The flow of work items through each stage in the workflow should be monitored and reported – often referred to as Measuring Flow. By flow we mean movement. We are interested in the speed of movement and the smoothness of that movement. Ideally, we want a fast, smooth flow. Fast smooth flow means our system is both creating value quickly, which is minimizing risk and avoiding (opportunity) cost of delay, and is also doing so in a predictable fashion. 

Make Policies Explicit 

Until the rules for how we perform a creative knowledge work activity such as software development or IT services are made explicit, it is often hard or impossible to hold a discussion about improving it. Without an explicit understanding of how things work and how work is actually done, any discussion of problems tends to be emotional, anecdotal and subjective. With an explicit understanding it is possible to move to a more rational, empirical, objective discussion of issues. This is more likely to facilitate consensus around improvement suggestions. 

Implement Feedback Loops 

An evolutionary process cannot work without feedback loops. When implemented at a service delivery level in organizations, Kanban, uses four specific practices for feedback: the stand-up meeting; the service delivery review; the operations review; and the risk review. The purpose of feedback loops is to be able to compare expected outcomes with actual outcomes and make adjustments. Specifically, we want to make process and policy adjustments as a result of the feedback and understanding the current outcomes in comparison with our expectations or desires. 

Improve Collaboratively, Evolve Experimentally (using models/scientific method) 

It is the WIP limit that ultimately stimulates conversations about process problems. Things which impede flow or introduce perturbations that mean flow is inconsistent or ragged, often result in a challenge to the WIP limit. The team has the option to break the limit, ignore the problem and carry on, or to face up to the issue, discuss it and suggest a change. 

When teams have a shared understanding of theories about work, workflow, process, and risk, they are more likely to be able to build a shared comprehension of a problem and suggest improvement actions that can be agreed by consensus.
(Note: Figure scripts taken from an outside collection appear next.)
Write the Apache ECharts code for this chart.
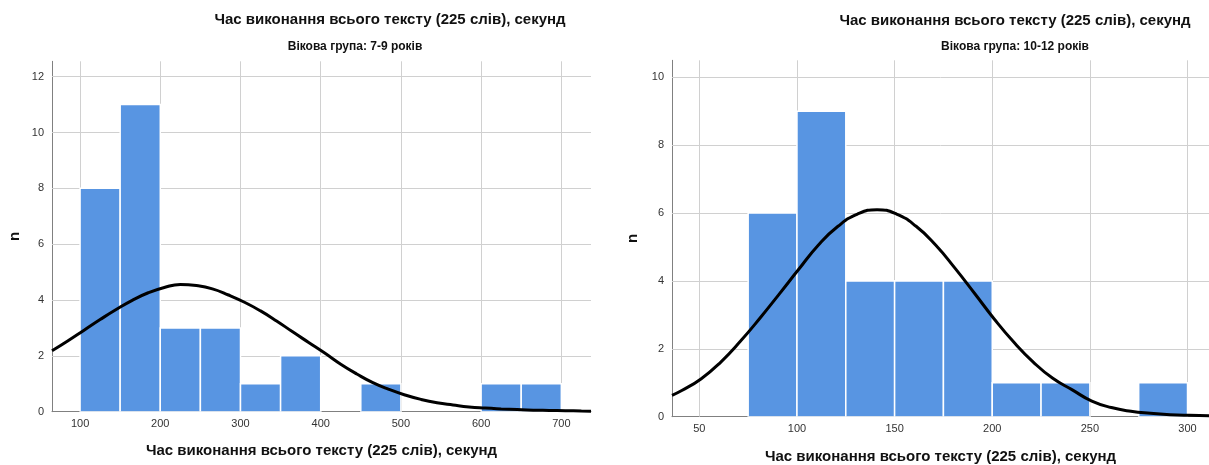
<!DOCTYPE html>
<html>
<head>
<meta charset="utf-8">
<script src="https://cdn.jsdelivr.net/npm/echarts@6/dist/echarts.min.js"></script>
<style>
  html, body { margin: 0; padding: 0; background: #fff; }
  #show { width: 1209px; height: 465px; }
</style>
</head>
<body>
<div id="show"></div>
<script>
// тексти
const titleText = 'Час виконання всього тексту (225 слів), секунд';
const groupLeft = 'Вікова група: 7-9 років';
const groupRight = 'Вікова група: 10-12 років';

// 7-9 років: гістограма (інтервали по 50 с)
const leftBinStart = [100, 150, 200, 250, 300, 350, 450, 600, 650];
const leftBinEnd   = [150, 200, 250, 300, 350, 400, 500, 650, 700];
const leftCounts   = [8, 11, 3, 3, 1, 2, 1, 1, 1];
// нормальна крива
const leftCurveX = [65, 85, 105, 125, 145, 165, 185, 205, 225, 245, 265, 285, 305, 325, 345, 365, 385, 405, 425, 445, 465, 485, 505, 525, 545, 565, 585, 605, 625, 645, 665, 685, 705, 725, 737];
const leftCurveY = [2.18, 2.54, 2.92, 3.30, 3.66, 3.99, 4.26, 4.45, 4.56, 4.52, 4.40, 4.18, 3.92, 3.61, 3.25, 2.86, 2.48, 2.10, 1.70, 1.35, 1.04, 0.80, 0.60, 0.44, 0.32, 0.24, 0.17, 0.13, 0.10, 0.075, 0.055, 0.045, 0.035, 0.025, 0.02];
const leftXTicks = [100, 200, 300, 400, 500, 600, 700];
const leftYTicks = [0, 2, 4, 6, 8, 10, 12];

// 10-12 років: гістограма (інтервали по 25 с)
const rightBinStart = [75, 100, 125, 150, 175, 200, 225, 275];
const rightBinEnd   = [100, 125, 150, 175, 200, 225, 250, 300];
const rightCounts   = [6, 9, 4, 4, 4, 1, 1, 1];
const rightCurveX = [36, 41, 51, 61, 71, 81, 91, 101, 111, 121, 131, 141, 151, 161, 171, 181, 191, 201, 211, 221, 231, 241, 251, 261, 271, 281, 291, 301, 311];
const rightCurveY = [0.63, 0.77, 1.12, 1.61, 2.22, 2.90, 3.62, 4.35, 5.06, 5.61, 5.97, 6.10, 5.97, 5.61, 5.06, 4.37, 3.63, 2.88, 2.20, 1.61, 1.13, 0.79, 0.46, 0.27, 0.16, 0.10, 0.06, 0.04, 0.03];
const rightXTicks = [50, 100, 150, 200, 250, 300];
const rightYTicks = [0, 2, 4, 6, 8, 10];

const FONT = "'Liberation Sans', Arial, sans-serif";
const BAR_COLOR = '#5895e2';
const GRID_COLOR = '#d0d0d0';
const AXIS_COLOR = '#808080';

function histRender(params, api) {
  var p0 = api.coord([api.value(0), api.value(2)]);
  var p1 = api.coord([api.value(1), 0]);
  return {
    type: 'rect',
    shape: { x: p0[0], y: p0[1], width: p1[0] - p0[0], height: p1[1] - p0[1] },
    style: { fill: BAR_COLOR, stroke: '#fff', lineWidth: 1.5 }
  };
}

function zip(a, b, c) {
  return a.map((v, i) => c ? [v, b[i], c[i]] : [v, b[i]]);
}

function xAxisCfg(idx, min, max, ticks, gap) {
  return {
    type: 'value', gridIndex: idx, min: min, max: max,
    name: titleText, nameLocation: 'middle', nameGap: gap,
    nameTextStyle: { fontFamily: FONT, fontSize: 15, fontWeight: 'bold', color: '#111' },
    axisLine: { show: true, onZero: false, lineStyle: { color: AXIS_COLOR, width: 1 } },
    axisTick: { show: false },
    splitLine: { show: false },
    axisLabel: { customValues: ticks, fontFamily: FONT, fontSize: 11, color: '#333', margin: 7 }
  };
}

function yAxisCfg(idx, max, ticks, gap) {
  return {
    type: 'value', gridIndex: idx, min: 0, max: max,
    name: 'n', nameLocation: 'middle', nameGap: gap, nameRotate: 90,
    nameTextStyle: { fontFamily: FONT, fontSize: 15, fontWeight: 'bold', color: '#111' },
    axisLine: { show: true, lineStyle: { color: AXIS_COLOR, width: 1 } },
    axisTick: { show: false },
    splitLine: { show: false },
    axisLabel: { customValues: ticks, fontFamily: FONT, fontSize: 11, color: '#333', margin: 8 }
  };
}

// сітка під стовпчиками
function gridLines(idx, xt, yt) {
  return {
    type: 'line', xAxisIndex: idx, yAxisIndex: idx, data: [], z: 1,
    silent: true,
    markLine: {
      z: 1, silent: true, symbol: 'none', label: { show: false },
      lineStyle: { color: GRID_COLOR, width: 1, type: 'solid' },
      emphasis: { disabled: true },
      data: xt.map(v => ({ xAxis: v })).concat(yt.filter(v => v > 0).map(v => ({ yAxis: v })))
    }
  };
}

function label(text, x, y, size, narrow) {
  return {
    type: 'text', x: x, y: y, silent: true,
    style: {
      text: text, align: 'center', verticalAlign: 'middle',
      fontFamily: narrow ? "'Liberation Sans Narrow', " + FONT : FONT,
      fontSize: size, fontWeight: 'bold', fill: '#111'
    }
  };
}

let myChart = echarts.init(document.getElementById('show'));
myChart.setOption({
  animation: false,
  graphic: [
    label(titleText, 390, 20, 15),
    label(groupLeft, 355, 47, 12, true),
    label(titleText, 1015, 21, 15),
    label(groupRight, 1015, 47, 12, true)
  ],
  grid: [
    { left: 52, width: 539, top: 61.3, bottom: 53.3, outerBoundsMode: 'none' },
    { left: 672, width: 537, top: 60.3, bottom: 48.3, outerBoundsMode: 'none' }
  ],
  xAxis: [
    xAxisCfg(0, 65, 737, leftXTicks, 32),
    xAxisCfg(1, 36, 311, rightXTicks, 33)
  ],
  yAxis: [
    yAxisCfg(0, 12.55, leftYTicks, 30),
    yAxisCfg(1, 10.5, rightYTicks, 32)
  ],
  series: [
    gridLines(0, leftXTicks, leftYTicks),
    gridLines(1, rightXTicks, rightYTicks),
    { type: 'custom', xAxisIndex: 0, yAxisIndex: 0, z: 2, renderItem: histRender,
      data: zip(leftBinStart, leftBinEnd, leftCounts), clip: true },
    { type: 'custom', xAxisIndex: 1, yAxisIndex: 1, z: 2, renderItem: histRender,
      data: zip(rightBinStart, rightBinEnd, rightCounts), clip: true },
    { type: 'line', xAxisIndex: 0, yAxisIndex: 0, z: 3, smooth: true, symbol: 'none',
      lineStyle: { color: '#000', width: 3 }, data: zip(leftCurveX, leftCurveY) },
    { type: 'line', xAxisIndex: 1, yAxisIndex: 1, z: 3, smooth: true, symbol: 'none',
      lineStyle: { color: '#000', width: 3 }, data: zip(rightCurveX, rightCurveY) }
  ]
});
</script>
</body>
</html>
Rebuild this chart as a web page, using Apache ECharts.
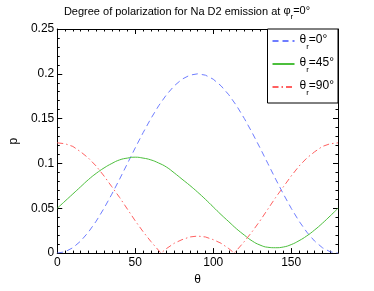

In my book, I suggested three models which are useful: The Theory of Constraints (the study of bottlenecks); The Theory of Profound Knowledge (a study of variation and how it affects processes); and the Lean Economic Model (based on the concepts of “waste” (or muda, muri and mura)). Other models are possible such as Real Option Theory. 

The use of models allows a team to predict the effect of a change (or intervention). After the change is implemented the outcome can be observed by measuring the flow and examining the data. The outcome can be compared to the prediction expected from the model and the change can be assessed as an improvement, or not. This process of evaluating an empirical observation with a model, suggesting an intervention and predicting the outcome based on the model, then observing what really happens and comparing with the prediction, is use of the scientific method in its fundamental sense. This scientific approach is I believe, more likely to lead to learning at both the individual and organizational level. Hence the use of the scientific approach in Kanban will lead directly to the emergence of learning organizations. 

Complex Environments and Adaptive Capability 

The principles and general practices of the Kanban Method are designed to lay the foundation for an adaptive capability with an organization. Adaptive capability is how organizations cope with and respond to complex environments. Adaptive capability is required for resilience in complex environments.  The improvements to workflow processes represent emergent behavior. The outcome cannot be predicted far in advance or several steps in advance. The future processes of the organization emerge rather than being designed.